**Charts and diagrams as code**.
[start]

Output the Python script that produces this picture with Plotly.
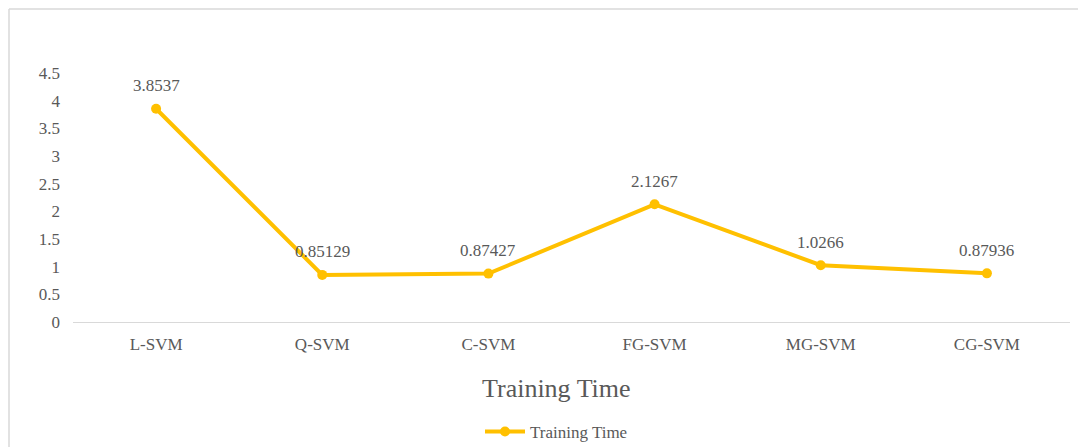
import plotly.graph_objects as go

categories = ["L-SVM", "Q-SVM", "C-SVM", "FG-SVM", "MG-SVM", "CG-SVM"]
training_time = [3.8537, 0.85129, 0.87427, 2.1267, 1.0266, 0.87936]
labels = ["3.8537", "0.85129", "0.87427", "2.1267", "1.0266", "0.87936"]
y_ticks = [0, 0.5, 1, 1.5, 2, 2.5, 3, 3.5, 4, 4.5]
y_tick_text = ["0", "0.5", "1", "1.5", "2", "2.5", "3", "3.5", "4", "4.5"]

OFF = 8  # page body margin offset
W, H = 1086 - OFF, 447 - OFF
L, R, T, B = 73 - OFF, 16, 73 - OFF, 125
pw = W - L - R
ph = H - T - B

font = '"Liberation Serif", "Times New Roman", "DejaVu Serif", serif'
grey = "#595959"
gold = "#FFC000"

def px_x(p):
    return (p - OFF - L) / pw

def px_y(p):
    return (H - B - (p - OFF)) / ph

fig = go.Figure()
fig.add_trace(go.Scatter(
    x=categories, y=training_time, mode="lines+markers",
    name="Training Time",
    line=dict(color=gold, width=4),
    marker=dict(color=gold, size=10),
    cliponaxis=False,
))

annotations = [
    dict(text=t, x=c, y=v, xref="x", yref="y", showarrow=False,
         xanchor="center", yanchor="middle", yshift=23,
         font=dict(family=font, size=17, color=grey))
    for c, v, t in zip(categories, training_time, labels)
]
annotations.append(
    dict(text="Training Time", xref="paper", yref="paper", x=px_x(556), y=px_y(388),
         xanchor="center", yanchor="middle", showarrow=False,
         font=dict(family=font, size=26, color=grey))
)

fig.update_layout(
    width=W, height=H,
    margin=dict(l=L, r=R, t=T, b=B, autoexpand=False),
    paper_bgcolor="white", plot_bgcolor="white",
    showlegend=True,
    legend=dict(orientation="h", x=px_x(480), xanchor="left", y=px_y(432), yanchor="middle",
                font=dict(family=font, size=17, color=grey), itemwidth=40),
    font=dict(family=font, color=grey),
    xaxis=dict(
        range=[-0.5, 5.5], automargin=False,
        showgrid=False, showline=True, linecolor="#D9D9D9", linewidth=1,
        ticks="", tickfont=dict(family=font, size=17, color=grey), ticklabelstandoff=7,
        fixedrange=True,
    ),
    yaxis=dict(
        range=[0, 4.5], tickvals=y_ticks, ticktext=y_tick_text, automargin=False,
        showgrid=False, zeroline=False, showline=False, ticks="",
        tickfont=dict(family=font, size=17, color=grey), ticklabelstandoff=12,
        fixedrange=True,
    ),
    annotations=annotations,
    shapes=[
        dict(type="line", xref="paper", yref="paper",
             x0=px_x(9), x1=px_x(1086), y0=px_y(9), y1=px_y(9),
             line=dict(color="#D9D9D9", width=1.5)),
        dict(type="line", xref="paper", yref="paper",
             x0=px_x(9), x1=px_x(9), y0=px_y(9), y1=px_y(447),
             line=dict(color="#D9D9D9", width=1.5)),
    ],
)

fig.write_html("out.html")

[end]
[start]

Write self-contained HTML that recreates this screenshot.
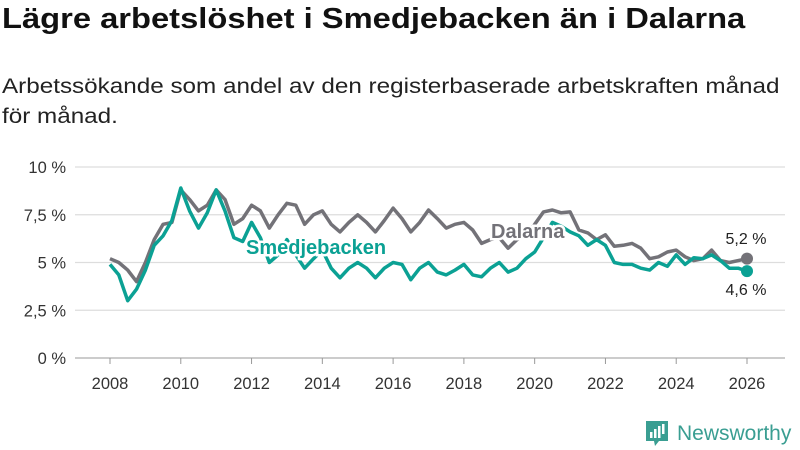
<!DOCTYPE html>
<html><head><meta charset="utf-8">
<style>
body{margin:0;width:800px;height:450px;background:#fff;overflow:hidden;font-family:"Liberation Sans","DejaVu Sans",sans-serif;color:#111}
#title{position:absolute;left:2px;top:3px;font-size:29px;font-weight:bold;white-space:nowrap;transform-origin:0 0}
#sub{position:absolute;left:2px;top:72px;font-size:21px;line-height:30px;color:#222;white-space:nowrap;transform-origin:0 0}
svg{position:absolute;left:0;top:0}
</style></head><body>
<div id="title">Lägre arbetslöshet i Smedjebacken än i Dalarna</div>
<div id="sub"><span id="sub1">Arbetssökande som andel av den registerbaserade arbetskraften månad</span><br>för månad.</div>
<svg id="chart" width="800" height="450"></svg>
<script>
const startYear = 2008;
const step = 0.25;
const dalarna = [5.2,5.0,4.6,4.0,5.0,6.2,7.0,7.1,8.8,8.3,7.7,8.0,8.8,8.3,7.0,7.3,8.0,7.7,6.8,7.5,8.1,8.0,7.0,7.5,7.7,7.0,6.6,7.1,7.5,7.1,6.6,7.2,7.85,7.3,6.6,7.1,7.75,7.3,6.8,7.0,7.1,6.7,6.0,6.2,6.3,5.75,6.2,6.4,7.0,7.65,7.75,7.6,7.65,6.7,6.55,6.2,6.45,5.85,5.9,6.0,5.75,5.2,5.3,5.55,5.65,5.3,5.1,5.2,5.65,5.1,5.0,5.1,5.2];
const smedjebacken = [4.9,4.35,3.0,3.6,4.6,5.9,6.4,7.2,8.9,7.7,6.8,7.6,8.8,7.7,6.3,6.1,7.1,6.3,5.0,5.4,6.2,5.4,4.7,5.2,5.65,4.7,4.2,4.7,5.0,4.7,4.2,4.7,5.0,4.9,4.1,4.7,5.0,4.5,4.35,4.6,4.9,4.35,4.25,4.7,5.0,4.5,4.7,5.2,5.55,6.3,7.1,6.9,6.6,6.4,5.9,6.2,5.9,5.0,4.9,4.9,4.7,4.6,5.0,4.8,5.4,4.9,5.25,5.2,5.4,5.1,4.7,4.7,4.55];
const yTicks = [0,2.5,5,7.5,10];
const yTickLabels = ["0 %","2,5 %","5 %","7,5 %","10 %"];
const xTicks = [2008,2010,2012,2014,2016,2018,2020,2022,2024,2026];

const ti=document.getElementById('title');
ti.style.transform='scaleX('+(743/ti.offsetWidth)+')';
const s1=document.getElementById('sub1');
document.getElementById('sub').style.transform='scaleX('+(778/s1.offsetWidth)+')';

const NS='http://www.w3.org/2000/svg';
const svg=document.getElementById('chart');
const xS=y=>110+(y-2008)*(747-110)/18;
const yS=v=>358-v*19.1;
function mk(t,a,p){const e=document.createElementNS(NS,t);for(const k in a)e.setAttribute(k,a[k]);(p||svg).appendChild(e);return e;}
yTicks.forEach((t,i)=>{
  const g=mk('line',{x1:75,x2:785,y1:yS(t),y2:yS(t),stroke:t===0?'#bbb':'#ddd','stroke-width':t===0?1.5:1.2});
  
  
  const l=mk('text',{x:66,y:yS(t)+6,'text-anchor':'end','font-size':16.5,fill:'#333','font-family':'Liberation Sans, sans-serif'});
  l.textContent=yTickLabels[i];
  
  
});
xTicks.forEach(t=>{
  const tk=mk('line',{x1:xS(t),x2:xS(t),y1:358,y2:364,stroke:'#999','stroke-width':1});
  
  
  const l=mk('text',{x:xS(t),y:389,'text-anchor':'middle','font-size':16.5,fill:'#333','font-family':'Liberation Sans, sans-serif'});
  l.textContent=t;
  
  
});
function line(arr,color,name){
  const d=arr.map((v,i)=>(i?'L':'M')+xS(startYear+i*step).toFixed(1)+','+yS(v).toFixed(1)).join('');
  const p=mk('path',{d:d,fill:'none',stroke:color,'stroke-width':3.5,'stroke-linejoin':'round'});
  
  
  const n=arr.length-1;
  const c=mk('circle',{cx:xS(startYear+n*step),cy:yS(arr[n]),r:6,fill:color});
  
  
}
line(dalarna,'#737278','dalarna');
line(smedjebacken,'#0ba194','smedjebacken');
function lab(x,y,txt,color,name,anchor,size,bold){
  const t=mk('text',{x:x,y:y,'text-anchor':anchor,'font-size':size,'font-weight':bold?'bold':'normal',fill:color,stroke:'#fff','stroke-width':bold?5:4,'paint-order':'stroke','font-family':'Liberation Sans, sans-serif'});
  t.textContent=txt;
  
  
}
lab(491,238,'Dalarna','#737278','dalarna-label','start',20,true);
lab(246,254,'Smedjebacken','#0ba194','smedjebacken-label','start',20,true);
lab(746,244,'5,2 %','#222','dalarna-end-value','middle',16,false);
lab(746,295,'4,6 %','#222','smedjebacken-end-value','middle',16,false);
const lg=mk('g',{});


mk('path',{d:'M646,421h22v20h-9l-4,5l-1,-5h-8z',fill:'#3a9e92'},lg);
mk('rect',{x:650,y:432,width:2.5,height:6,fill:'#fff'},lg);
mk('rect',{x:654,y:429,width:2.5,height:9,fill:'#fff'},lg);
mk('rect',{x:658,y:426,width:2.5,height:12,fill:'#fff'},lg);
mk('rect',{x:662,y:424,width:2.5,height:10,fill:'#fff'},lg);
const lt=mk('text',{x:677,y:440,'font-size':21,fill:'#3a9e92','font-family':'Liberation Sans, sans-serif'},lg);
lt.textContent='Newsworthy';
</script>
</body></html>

[end]

**Problem requirements**. Which lines contain "that"? Copy each of them.

**Finished task**.
Output the Python script that produces this picture with Plotly.
Write self-contained HTML that recreates this screenshot.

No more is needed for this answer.